How to shift filename numbers without collisions?

There's a little known standard command on Unix that can help us here find a general solution in finding in which order a series of renames have to be done: tsort

Say we have a list of renames to be done in a file called renames.txt (assuming for sake of demonstration that their name doesn't contain blanks):

d a
e f
b e
a c

Because d is to be renamed to a, that means a must be renamed before d. So we've got a partial sort order there which would be the reverse of the order the files should be renamed.

tsort is the tool to infer a full sort order from a list of partial sort orders. It would return with an error if there was a loop which would help us detect cases where there's no solution. If we apply tsort on that input, it gives us:

b
d
e
a
f
c

Which says b should be renamed after d after e. We can use GNU tac (some systems also have tail -r) to reverse that order:

c
f
a
e
d
b

And join it with our list of renames:

tsort renames.txt | tac | awk '
  NR==FNR {
    ren[$1] = $2
    next
  }
  $1 in ren {
    print "mv -i --", $1, ren[$1]
  }' renames.txt -

which gives us:

mv -i -- a c
mv -i -- e f
mv -i -- d a
mv -i -- b e

which we can then pipe to sh to execute.

Note however that the above code is not robust in that we didn't check the exit status of tsort above to detect loops, and filenames mustn't contain any special shell characters.

The robustification is left as an exercise to the reader ;-)

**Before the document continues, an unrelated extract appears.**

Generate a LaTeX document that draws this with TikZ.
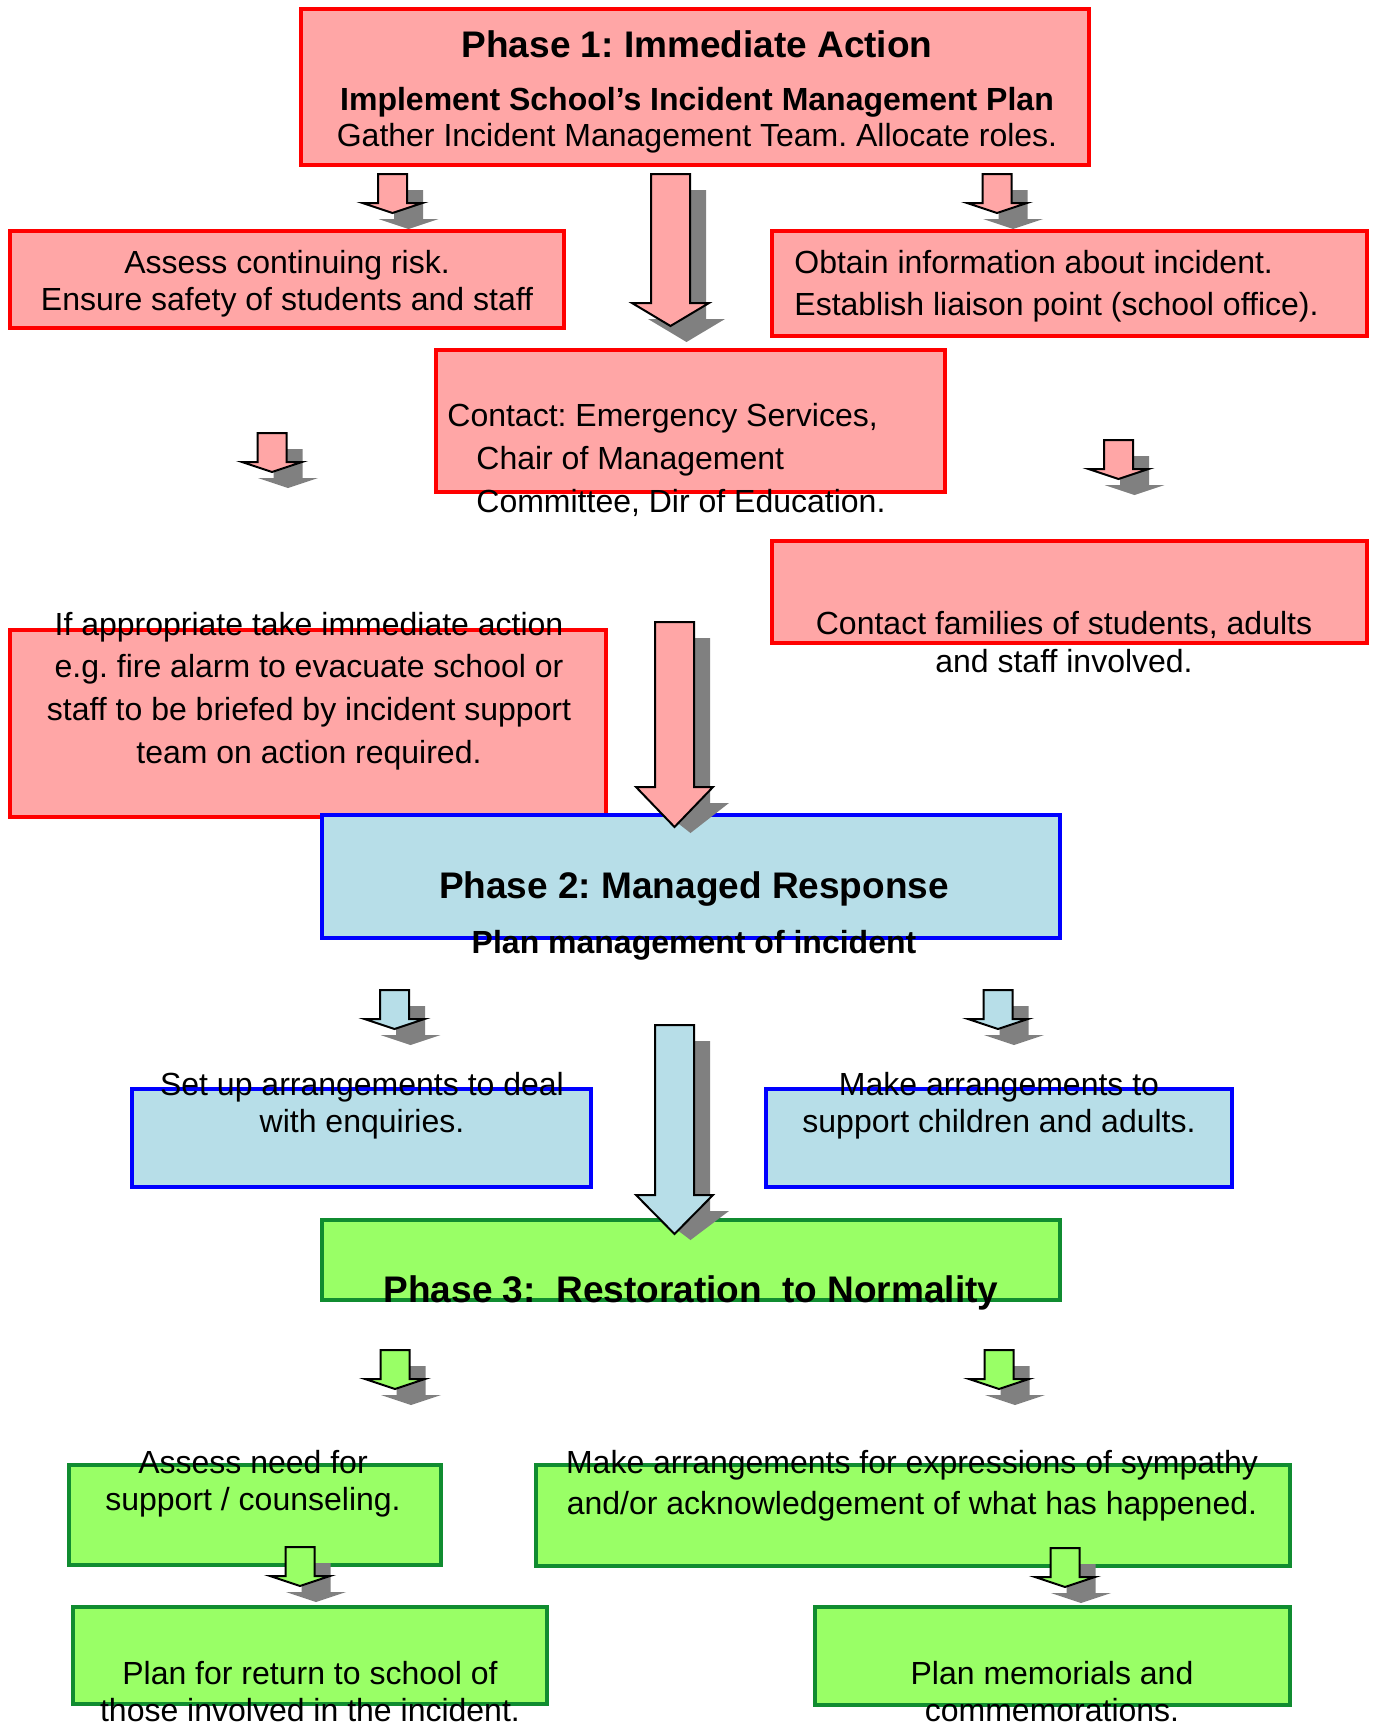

@l0b0's solution rewritten for better robustness:

printf '%s\0' index-*.txt |
  sort --zero-terminated --field-separator - --key 2rn |
  xargs -0r rename --verbose '
    s/^index-([0-9]+)\.txt$/$1/;
    $_="index-" . ($_ + 1) . ".txt"'

Feel free to include in your solution and I'll delete my answer afterward.

Note that that and @l0bo's solutions are GNU specific, not Unix (GNU's Not Unix).